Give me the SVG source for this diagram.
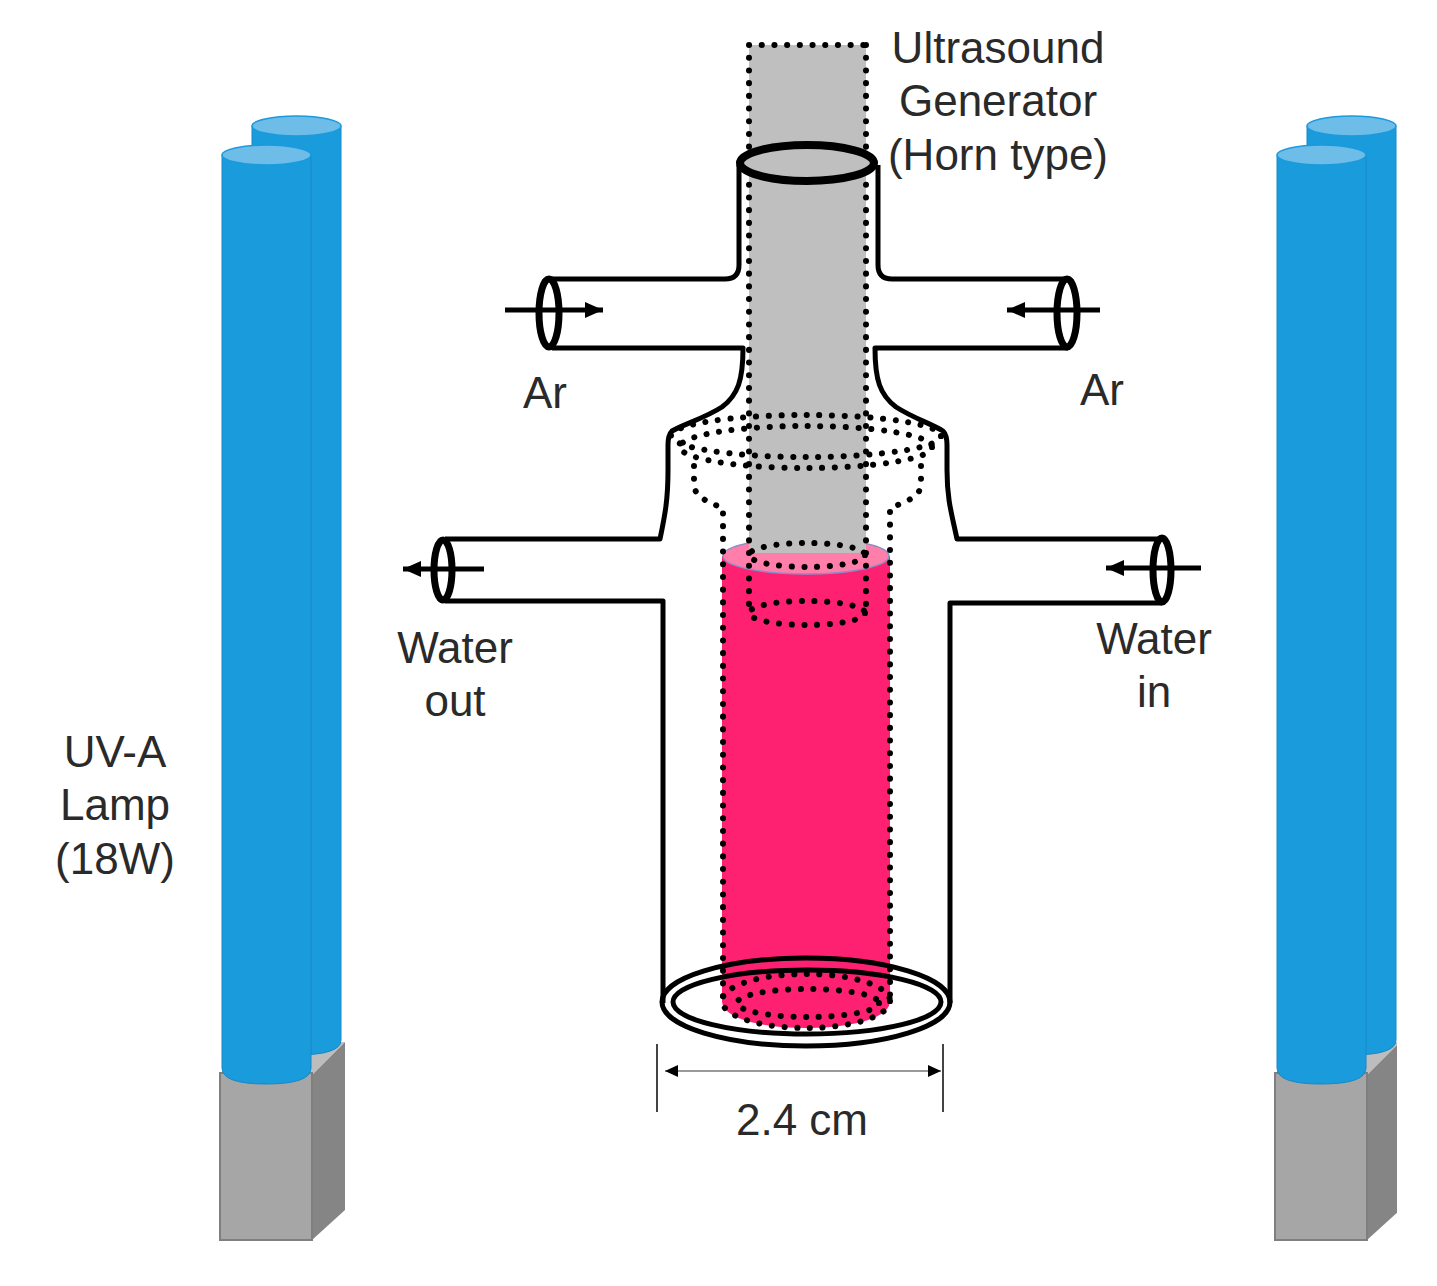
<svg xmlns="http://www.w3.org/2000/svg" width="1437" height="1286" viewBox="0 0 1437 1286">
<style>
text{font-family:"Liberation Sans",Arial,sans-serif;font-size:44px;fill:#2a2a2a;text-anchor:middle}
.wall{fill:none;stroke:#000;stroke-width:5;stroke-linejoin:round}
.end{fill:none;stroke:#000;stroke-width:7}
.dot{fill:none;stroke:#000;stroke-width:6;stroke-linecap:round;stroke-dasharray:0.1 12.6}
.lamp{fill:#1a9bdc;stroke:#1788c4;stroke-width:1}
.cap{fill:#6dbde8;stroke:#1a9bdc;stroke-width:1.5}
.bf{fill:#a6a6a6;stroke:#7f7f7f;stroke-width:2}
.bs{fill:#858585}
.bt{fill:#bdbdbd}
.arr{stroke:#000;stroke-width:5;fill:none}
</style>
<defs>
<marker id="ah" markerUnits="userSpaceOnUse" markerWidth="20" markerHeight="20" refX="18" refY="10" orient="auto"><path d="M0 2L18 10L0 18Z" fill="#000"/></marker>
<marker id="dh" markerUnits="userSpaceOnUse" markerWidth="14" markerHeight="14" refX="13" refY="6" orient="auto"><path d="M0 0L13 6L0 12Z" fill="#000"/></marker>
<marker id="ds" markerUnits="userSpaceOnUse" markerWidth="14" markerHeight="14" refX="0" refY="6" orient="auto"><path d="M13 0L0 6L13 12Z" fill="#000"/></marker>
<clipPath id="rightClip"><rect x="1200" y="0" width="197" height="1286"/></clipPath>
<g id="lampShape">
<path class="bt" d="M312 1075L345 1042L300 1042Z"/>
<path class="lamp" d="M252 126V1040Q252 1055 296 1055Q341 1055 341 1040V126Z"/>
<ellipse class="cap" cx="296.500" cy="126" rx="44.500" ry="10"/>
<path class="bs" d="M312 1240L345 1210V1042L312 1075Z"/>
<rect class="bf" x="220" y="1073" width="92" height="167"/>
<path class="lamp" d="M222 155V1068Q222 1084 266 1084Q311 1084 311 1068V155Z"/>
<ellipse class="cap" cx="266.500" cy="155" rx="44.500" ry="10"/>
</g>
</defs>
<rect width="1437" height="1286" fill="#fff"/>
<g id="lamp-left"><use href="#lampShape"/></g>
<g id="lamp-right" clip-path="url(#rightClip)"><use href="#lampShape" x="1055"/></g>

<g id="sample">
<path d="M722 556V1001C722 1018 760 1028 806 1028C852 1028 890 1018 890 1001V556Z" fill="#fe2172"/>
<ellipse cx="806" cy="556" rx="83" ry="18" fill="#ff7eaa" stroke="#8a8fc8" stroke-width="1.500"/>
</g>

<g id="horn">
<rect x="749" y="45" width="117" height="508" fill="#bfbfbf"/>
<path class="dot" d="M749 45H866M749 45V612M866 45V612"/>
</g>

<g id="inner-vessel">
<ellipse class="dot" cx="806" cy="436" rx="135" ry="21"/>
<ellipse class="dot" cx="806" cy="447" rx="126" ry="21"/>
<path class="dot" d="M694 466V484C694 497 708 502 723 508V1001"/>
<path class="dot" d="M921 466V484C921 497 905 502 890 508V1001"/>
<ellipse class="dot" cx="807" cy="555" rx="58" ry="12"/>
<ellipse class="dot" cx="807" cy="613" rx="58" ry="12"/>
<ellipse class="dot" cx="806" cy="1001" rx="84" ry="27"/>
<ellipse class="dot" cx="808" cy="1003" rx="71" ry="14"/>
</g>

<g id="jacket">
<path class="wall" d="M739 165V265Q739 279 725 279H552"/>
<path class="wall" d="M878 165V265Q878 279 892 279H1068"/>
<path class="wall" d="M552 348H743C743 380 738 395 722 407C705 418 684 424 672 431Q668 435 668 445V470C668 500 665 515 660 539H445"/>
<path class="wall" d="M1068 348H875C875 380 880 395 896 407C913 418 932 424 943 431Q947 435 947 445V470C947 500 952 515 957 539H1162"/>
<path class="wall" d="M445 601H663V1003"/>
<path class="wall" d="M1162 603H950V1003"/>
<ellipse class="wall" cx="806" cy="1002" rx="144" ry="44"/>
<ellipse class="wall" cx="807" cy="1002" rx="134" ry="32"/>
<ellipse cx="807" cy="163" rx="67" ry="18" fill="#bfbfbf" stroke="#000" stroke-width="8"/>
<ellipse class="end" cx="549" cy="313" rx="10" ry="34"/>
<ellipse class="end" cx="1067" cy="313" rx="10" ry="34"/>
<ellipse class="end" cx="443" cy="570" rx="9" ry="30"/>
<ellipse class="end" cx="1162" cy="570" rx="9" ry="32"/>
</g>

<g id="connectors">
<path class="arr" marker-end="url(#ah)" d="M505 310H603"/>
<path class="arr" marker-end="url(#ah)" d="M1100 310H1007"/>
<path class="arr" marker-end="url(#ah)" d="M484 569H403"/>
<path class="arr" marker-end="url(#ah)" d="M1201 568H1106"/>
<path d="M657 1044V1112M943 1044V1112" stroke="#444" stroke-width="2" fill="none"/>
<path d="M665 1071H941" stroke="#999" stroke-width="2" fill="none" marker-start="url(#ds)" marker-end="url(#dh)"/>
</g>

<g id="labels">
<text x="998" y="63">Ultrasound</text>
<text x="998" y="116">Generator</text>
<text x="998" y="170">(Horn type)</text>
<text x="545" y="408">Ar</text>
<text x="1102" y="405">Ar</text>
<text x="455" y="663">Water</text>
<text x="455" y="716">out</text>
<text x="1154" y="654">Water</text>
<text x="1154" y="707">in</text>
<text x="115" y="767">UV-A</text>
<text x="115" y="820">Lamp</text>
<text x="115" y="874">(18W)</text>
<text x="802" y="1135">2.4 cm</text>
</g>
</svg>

━━━━━━━━━━━━━━━━━━━━

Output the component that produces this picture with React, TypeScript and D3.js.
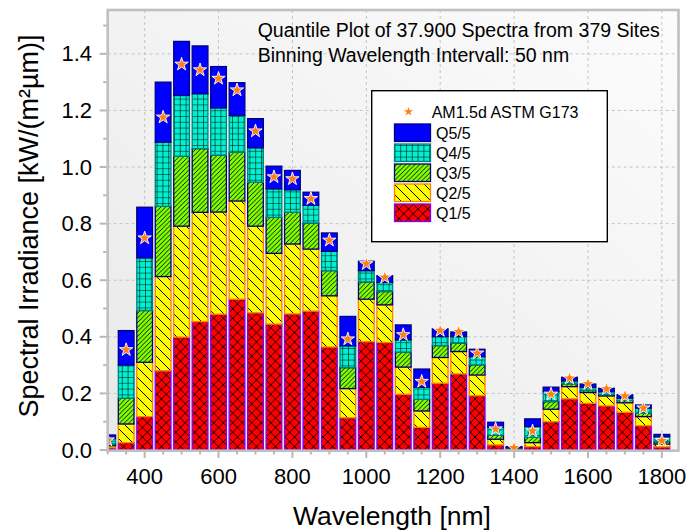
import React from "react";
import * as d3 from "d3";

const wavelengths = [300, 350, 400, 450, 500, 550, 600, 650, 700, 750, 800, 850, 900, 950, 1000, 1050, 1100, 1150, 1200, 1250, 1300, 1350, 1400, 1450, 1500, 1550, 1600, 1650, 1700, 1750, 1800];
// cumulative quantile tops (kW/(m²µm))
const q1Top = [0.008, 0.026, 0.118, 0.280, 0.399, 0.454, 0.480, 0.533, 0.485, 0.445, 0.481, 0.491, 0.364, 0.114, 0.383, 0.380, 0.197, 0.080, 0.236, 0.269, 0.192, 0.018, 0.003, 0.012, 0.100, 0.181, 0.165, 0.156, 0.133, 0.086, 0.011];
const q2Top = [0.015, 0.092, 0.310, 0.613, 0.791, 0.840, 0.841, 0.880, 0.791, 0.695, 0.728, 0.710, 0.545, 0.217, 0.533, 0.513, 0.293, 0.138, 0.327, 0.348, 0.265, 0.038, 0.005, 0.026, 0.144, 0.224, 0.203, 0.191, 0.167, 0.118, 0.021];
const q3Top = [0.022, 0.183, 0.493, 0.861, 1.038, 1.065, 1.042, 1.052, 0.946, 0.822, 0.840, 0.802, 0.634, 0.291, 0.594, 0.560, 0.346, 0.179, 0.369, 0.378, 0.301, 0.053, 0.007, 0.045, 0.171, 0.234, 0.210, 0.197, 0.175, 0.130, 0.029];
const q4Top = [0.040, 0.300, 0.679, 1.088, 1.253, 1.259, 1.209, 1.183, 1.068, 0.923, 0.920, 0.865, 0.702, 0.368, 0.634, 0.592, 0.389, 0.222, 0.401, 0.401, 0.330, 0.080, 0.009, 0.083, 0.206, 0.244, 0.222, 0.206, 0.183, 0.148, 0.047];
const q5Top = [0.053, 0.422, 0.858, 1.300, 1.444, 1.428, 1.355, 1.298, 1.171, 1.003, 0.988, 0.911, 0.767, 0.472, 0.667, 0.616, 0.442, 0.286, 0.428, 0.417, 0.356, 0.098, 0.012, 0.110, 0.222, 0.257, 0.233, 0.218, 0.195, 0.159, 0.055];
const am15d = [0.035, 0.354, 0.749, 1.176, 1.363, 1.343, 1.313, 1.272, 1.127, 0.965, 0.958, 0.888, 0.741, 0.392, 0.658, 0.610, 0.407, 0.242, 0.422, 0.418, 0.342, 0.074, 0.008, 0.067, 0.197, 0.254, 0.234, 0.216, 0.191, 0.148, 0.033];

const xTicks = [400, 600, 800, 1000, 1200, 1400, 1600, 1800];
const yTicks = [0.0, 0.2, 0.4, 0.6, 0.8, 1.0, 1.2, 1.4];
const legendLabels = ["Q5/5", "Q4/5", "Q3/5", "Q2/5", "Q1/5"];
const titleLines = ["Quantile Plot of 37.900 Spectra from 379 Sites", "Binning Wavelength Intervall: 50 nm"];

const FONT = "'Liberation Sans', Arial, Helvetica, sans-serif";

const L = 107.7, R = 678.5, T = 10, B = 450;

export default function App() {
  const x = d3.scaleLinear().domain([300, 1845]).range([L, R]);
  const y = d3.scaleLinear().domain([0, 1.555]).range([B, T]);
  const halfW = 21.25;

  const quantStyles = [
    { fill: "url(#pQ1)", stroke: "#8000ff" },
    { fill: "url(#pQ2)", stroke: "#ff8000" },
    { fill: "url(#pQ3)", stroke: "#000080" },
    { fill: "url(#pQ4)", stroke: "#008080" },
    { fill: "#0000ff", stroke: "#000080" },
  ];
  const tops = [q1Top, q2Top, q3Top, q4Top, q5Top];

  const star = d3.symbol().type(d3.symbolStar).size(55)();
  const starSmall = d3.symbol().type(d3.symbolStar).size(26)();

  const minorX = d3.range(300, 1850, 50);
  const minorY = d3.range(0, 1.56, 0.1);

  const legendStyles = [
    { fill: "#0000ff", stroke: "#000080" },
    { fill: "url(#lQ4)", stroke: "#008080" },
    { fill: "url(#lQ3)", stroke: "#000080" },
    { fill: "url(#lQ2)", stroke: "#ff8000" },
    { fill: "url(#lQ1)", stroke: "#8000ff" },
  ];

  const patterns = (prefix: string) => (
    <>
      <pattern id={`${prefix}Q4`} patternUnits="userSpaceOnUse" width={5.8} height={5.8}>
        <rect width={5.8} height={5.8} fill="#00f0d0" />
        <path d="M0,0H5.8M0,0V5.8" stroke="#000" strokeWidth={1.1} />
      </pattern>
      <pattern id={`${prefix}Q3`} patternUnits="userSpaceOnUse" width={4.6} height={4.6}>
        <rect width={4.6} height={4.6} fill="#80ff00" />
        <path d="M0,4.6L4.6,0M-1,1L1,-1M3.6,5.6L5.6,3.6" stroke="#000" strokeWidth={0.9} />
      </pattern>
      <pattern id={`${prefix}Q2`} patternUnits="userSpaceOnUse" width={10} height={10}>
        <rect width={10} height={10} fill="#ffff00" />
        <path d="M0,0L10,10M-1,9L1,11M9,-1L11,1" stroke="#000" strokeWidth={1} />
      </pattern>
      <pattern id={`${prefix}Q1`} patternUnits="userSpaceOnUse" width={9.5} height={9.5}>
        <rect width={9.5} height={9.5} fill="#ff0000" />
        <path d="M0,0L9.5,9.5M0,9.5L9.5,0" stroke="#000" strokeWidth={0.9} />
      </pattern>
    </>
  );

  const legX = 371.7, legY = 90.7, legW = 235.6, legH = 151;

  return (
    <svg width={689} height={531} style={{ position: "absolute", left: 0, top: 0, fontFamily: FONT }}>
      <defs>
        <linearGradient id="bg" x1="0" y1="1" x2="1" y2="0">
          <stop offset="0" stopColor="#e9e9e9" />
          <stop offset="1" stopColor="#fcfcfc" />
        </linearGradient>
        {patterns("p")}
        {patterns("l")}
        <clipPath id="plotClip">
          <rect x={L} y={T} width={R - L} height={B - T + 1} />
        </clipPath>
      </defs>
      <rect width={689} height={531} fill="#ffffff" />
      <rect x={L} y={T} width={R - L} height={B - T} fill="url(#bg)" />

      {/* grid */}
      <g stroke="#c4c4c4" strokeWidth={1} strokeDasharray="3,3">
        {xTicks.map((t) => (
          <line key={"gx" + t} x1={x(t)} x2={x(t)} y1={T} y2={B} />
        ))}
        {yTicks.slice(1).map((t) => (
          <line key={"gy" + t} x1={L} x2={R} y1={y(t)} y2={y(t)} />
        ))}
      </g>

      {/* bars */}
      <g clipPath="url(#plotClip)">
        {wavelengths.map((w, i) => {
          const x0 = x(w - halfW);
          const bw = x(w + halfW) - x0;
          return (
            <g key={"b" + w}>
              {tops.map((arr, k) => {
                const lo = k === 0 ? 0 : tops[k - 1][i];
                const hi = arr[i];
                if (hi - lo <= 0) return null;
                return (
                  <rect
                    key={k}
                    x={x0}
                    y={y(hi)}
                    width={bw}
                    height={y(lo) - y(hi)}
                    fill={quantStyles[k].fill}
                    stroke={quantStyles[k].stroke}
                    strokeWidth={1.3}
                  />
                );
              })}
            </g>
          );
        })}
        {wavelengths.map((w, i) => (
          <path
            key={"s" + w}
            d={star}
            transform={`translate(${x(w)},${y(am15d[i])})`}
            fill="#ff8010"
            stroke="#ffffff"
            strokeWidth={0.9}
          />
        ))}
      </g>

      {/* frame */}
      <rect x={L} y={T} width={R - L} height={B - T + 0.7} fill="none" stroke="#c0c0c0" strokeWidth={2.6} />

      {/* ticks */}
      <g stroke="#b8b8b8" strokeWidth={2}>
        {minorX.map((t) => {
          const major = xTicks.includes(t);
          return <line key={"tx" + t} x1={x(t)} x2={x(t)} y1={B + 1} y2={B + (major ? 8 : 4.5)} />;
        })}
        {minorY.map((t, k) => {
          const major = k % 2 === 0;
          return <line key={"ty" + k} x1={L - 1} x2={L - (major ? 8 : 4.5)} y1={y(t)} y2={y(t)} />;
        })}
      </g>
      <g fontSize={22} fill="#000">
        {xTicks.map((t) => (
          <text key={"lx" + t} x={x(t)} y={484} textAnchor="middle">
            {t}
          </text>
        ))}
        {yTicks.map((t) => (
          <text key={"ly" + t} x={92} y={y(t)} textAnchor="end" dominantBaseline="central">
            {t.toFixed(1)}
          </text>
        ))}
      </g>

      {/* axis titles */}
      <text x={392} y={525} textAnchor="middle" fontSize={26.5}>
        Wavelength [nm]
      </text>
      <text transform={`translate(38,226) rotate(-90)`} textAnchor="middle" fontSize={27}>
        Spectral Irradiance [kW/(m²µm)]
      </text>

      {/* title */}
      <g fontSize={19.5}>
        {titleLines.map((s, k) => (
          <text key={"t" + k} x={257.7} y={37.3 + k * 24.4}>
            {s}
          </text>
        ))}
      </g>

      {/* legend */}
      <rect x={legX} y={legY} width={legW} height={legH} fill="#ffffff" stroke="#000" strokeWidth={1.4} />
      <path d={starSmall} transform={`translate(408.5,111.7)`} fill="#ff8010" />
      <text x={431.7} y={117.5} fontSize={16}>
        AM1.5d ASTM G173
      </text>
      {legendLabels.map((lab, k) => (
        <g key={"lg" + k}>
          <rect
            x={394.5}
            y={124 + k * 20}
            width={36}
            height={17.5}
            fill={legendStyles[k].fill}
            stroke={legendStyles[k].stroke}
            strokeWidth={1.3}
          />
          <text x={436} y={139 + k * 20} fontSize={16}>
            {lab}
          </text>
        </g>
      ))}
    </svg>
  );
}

━━━━━━━━━━━━━━━━━━━━

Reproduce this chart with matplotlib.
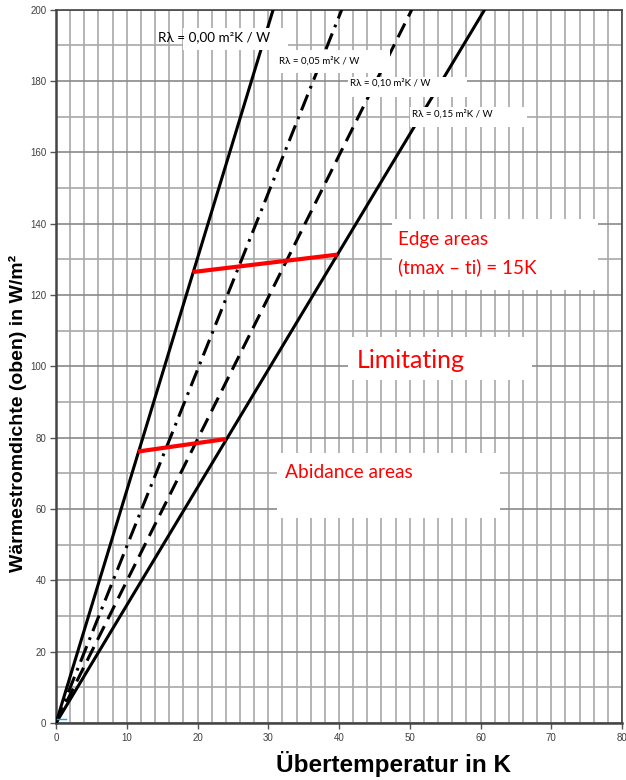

━━━━━━━━━━━━━━━━━━━━

**Instruction:**
Take the lines from the one holding "Output the component" to the one holding "import * as", both lines included, and give them again exactly, with no pictures.

**Completed task:**
Output the component that produces this picture with React, TypeScript and D3.js.
import React from "react";
import * as d3 from "d3";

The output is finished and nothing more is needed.